処理水の海洋放出 科学的広報で風評被害なくせ

《 記 者 の 視 点 》

 「科学的根拠に基づいたものとは言えない、感情的で他の思惑が絡まった主張は受け入れがたい」

 東京電力福島第1原発(F1)の処理水の海洋放出決定に対し、中国や韓国の批判が高まっていることについて、公明党の山口那津男代表は14日の党会合でこう反論した。共同通信が伝えているが、公明党の代表が中韓の内政批判にこれほど明確に反論することは珍しい。山口代表は今回の決定が「冷静で透明性のある判断」に基づいたものであり、それを「粘り強く国際社会に訴え、国民にも浸透させる必要がある」とも述べたという。

 問題となっている処理水は、原子炉内で燃料デブリ(溶融した核燃料や原子炉構造物が混ざって冷え固まったもの)冷却に使われた水と流入地下水が混ざった汚染水を、多核種除去設備(ALPS=アルプス)などを用いトリチウム以外の62の放射性物質(核種)を除去したり、濃度を法令で定めた限度(告示濃度限度)以下に低めた水のことだ。

 原子炉の廃炉、特に燃料デブリを取り除くまで根本解決はなく、F1敷地内に造った多数のタンクで保管している。2020年末のタンク容量は約137万トンだが、既に約125万トン以上溜(た)まっており、来年秋には満杯になる見通しだ。
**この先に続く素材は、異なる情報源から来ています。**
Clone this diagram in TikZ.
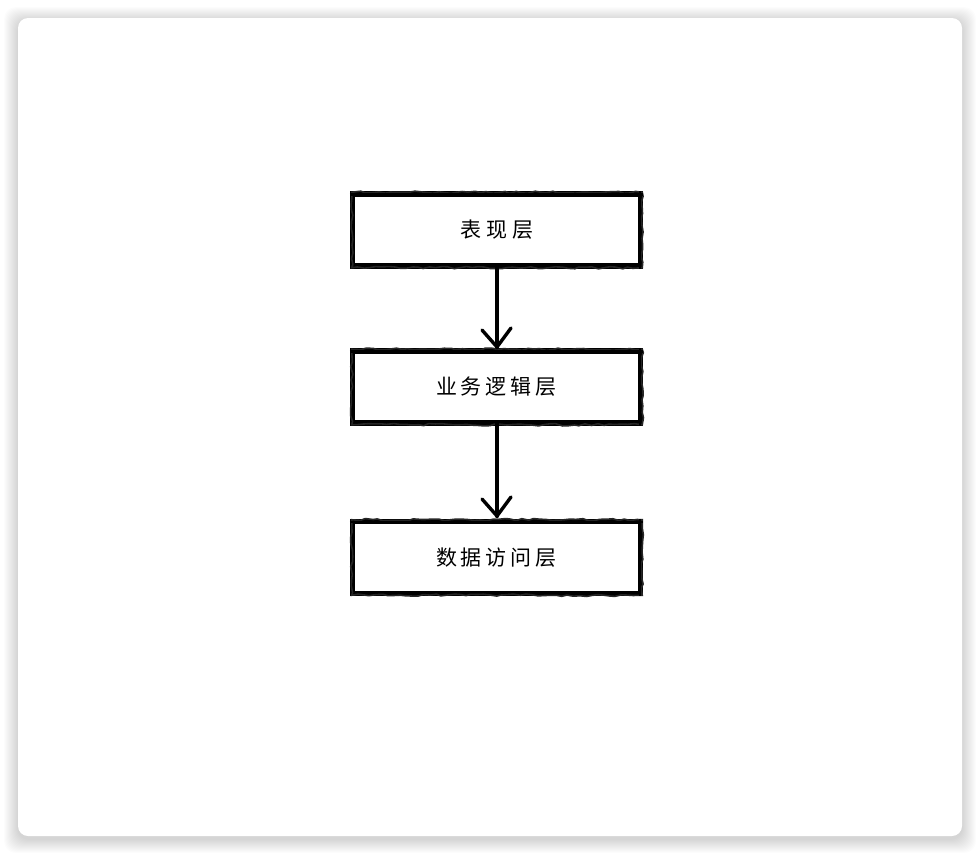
\documentclass[tikz,border=0pt]{standalone}
\usepackage{fontspec}
\newfontfamily\cjk{Noto Sans CJK SC}
\usetikzlibrary{decorations.pathmorphing}
\begin{document}
\begin{tikzpicture}[x=1pt,y=-1pt,
  layerbox/.style={draw=black,line width=5.5pt,minimum width=288pt,minimum height=72pt,inner sep=0pt,font=\cjk\fontsize{21}{21}\selectfont,fill=white},
  rough/.style={draw=black!85,line width=1.6pt,decorate,decoration={random steps,segment length=6pt,amplitude=1.2pt}},
  flow/.style={draw=black,line width=4.2pt,line cap=round},
  head/.style={draw=black,line width=3.4pt,line cap=round,line join=miter}]
\useasboundingbox (0,0) rectangle (980,854);
\fill[white] (0,0) rectangle (980,854);
% shadow
\foreach \i in {1,...,14}{
  \pgfmathsetmacro\xa{18-\i}
  \pgfmathsetmacro\ya{18-\i+3}
  \pgfmathsetmacro\xb{962+\i}
  \pgfmathsetmacro\yb{836+\i+3}
  \fill[black,opacity=0.012,rounded corners=12pt] (\xa,\ya) rectangle (\xb,\yb);
}
\fill[white,rounded corners=10pt] (18,18) rectangle (962,836);
% boxes
\node[layerbox] (b1) at (496.5,230) {表\hspace{5pt}现\hspace{5pt}层};
\node[layerbox] (b2) at (496.5,387) {业\hspace{4pt}务\hspace{4pt}逻\hspace{4pt}辑\hspace{4pt}层};
\node[layerbox] (b3) at (496.5,557.5) {数\hspace{4pt}据\hspace{4pt}访\hspace{4pt}问\hspace{4pt}层};
\foreach \b in {b1,b2,b3}{
  \draw[rough] ([shift={(2,1)}]\b.north west) rectangle ([shift={(-1,-1)}]\b.south east);
  \draw[black,line width=2.5pt] ([shift={(0,3)}]\b.north west) -- ([shift={(0,3)}]\b.north east);
  \draw[black,line width=2pt] ([shift={(-3,0)}]\b.north east) -- ([shift={(-3,0)}]\b.south east);
}
% arrows
\coordinate (t1) at (497,347);
\coordinate (t2) at (497,516);
\draw[flow] ([yshift=3pt]b1.south -| t1) -- (t1);
\draw[head] (482,330) -- (t1) -- (511,328);
\draw[flow] ([yshift=3pt]b2.south -| t2) -- (t2);
\draw[head] (482,499) -- (t2) -- (511,497);
\end{tikzpicture}
\end{document}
増え続ける処理水は廃炉作業の障害になっており、強い地震などで流出する恐れが常に存在する。

 ALPSでも除去できないトリチウムは放射線が紙1枚で遮断されるほど弱く、体内に入っても水の場合は10日間で半分が体外に排出される。自然界にも存在し、国内外の原発等からも毎年排出されている。

 タンクに貯蔵されたトリチウムの総量は約1000兆ベクレルで、福島原発事故以前に全国の原発が1年間に排出していた総量(約380兆ベクレル)の3倍弱で、フランスのア・ラーグ再処理施設の1年間の排出量(約1・4京ベクレル)の14分の1にすぎない。しかも、海洋放出は、トリチウム濃度を国の基準の40分の1程度に希釈した上で長期間にわたって行われる。

 政府は2013年から有識者作業部会で五つの処分方法の検討を進めてきたが、原子力規制委員会初代委員長の田中俊一氏は当初から、海洋放出を推奨しており、現委員長の更田豊志氏も同じ見解を示してきた。

 科学的には既に8年前から方向性は決まっていたわけだ。だが、ただでさえ原発事故に伴う漁業や農業への風評被害が広がる中で、それをどう実行していくかは、政治に与えられた課題であり、今回遅まきながらも菅政権が重い腰を上げたといえる。

 処理水をいまだに「汚染水」と強弁する共産党や社民党は論外としても、原発事故当時の首相や閣僚が多く在籍する立憲民主党がいまだに「当面は地上保管を継続し、福島のみに負担を強いることのない処分方法の検討を」などと主張しているのは、驚くべき無責任さだ。政府は、科学的根拠に基づく広報(説得)と秩序ある海洋放出の実行で、風評被害を最小化すべきだ。